A few hours later, the message was withdrawn, the embassy posting “Security Alert no longer in effect” on its website. According to novanite.com, the alert has angered the Bulgarian Prime Minister Boyko Borisov who is quoted as saying, “The information… does not match reality.”
Domestic security agency DANS and the Interior Ministry have already checked the warning submitted to 112, the emergency hotline, Borisov has explained in a statement that follows a message by the US State Department citing the country’s embassy in Sofia.
“The checkup found out it was all about unsettled love relations between a Bulgarian and a foreign national,” he has added.
Borisov has also slammed US diplomats for exporting to the public “the information received by their Bulgarian counterparts” and for doing so in an “absolutely unacceptable way”.
The security message follows the bombings in Brussels and Ankara, the latter a subject of much speculation online that Embassy Ankara had to release a statement on how it became aware of the threat.
Reuters reports that Bulgarian Prime Minister Boiko Borisov also says, “I want to assure Bulgarian citizens that the state investigates any indication of a threat to citizens and would not withhold such a thing from the public if there was the slightest danger to life and limb.”
Since the embassy received the information from their Bulgarian counterparts, the USG officials in Sofia were obligated to disseminate the information or they’d run afoul of the USG’s No Double Standard policy (see 7 FAM 052).
Generally, if the Department shares information with the official U.S. community, it should also make the same or similar information available to the non-official U.S. community if the underlying threat applies to both official and non-official U.S. citizens/nationals.
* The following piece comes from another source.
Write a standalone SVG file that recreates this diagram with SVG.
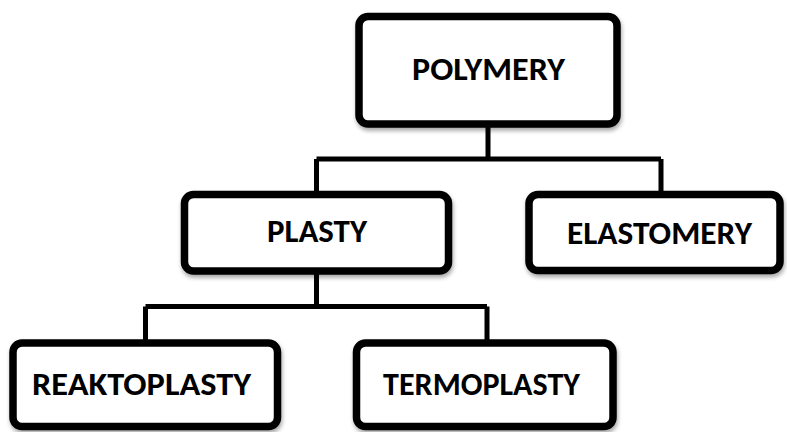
<svg xmlns="http://www.w3.org/2000/svg" width="787" height="432" viewBox="0 0 787 432">
  <defs>
    <filter id="shadow" x="-10%" y="-20%" width="120%" height="150%">
      <feDropShadow dx="1" dy="3" stdDeviation="2" flood-color="#000" flood-opacity="0.35"/>
    </filter>
  </defs>
  <style>
    .box { fill: #fff; stroke: #000; stroke-width: 7.5; filter: url(#shadow); }
    .label { font-family: Calibri, Carlito, "Liberation Sans", Arial, sans-serif; font-weight: bold; font-size: 33px; fill: #000; }
    .link { fill: none; stroke: #000; stroke-width: 5; }
  </style>
  <rect width="787" height="432" fill="#fff"/>

  <!-- tree connectors -->
  <g id="connectors">
    <path class="link" d="M488 124 V159 M316.5 159 H661 M316.5 159 V194.5 M661 159 V194.5"/>
    <path class="link" d="M316.5 271 V306.5 M145.5 306.5 H487 M145.5 306.5 V343 M487 306.5 V343"/>
  </g>

  <g id="polymery">
    <rect class="box" x="359" y="16.5" width="258" height="107.5" rx="9"/>
    <text class="label" x="412" y="80" textLength="153" lengthAdjust="spacingAndGlyphs">POLYMERY</text>
  </g>

  <g id="plasty">
    <rect class="box" x="184.5" y="194.5" width="264" height="76.5" rx="9"/>
    <text class="label" x="267" y="241.5" textLength="100" lengthAdjust="spacingAndGlyphs">PLASTY</text>
  </g>

  <g id="elastomery">
    <rect class="box" x="529" y="194.5" width="251" height="76" rx="9"/>
    <text class="label" x="567" y="244" textLength="185" lengthAdjust="spacingAndGlyphs">ELASTOMERY</text>
  </g>

  <g id="reaktoplasty">
    <rect class="box" x="13" y="343" width="264.5" height="83.5" rx="9"/>
    <text class="label" x="32" y="394.5" textLength="219" lengthAdjust="spacingAndGlyphs">REAKTOPLASTY</text>
  </g>

  <g id="termoplasty">
    <rect class="box" x="356.5" y="343" width="256.5" height="83.5" rx="9"/>
    <text class="label" x="383" y="394.5" textLength="197" lengthAdjust="spacingAndGlyphs">TERMOPLASTY</text>
  </g>
</svg>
If a post issues information to its employees about potentially dangerous situations, it should evaluate whether the potential danger could also affect private U.S. citizens/nationals living in or traveling through the affected area.
In this case, if the embassy told its employees “to avoid” a specific area and “to find alternate means of transportation” due to a possible threat, they are required to share that information with U.S. nationals living in Bulgaria. Except in extraordinarily urgent circumstances, posts are cautioned not to issue an Emergency Message or a Security Message pertaining to safety or security of private U.S. citizens without first clearing the language with the Department.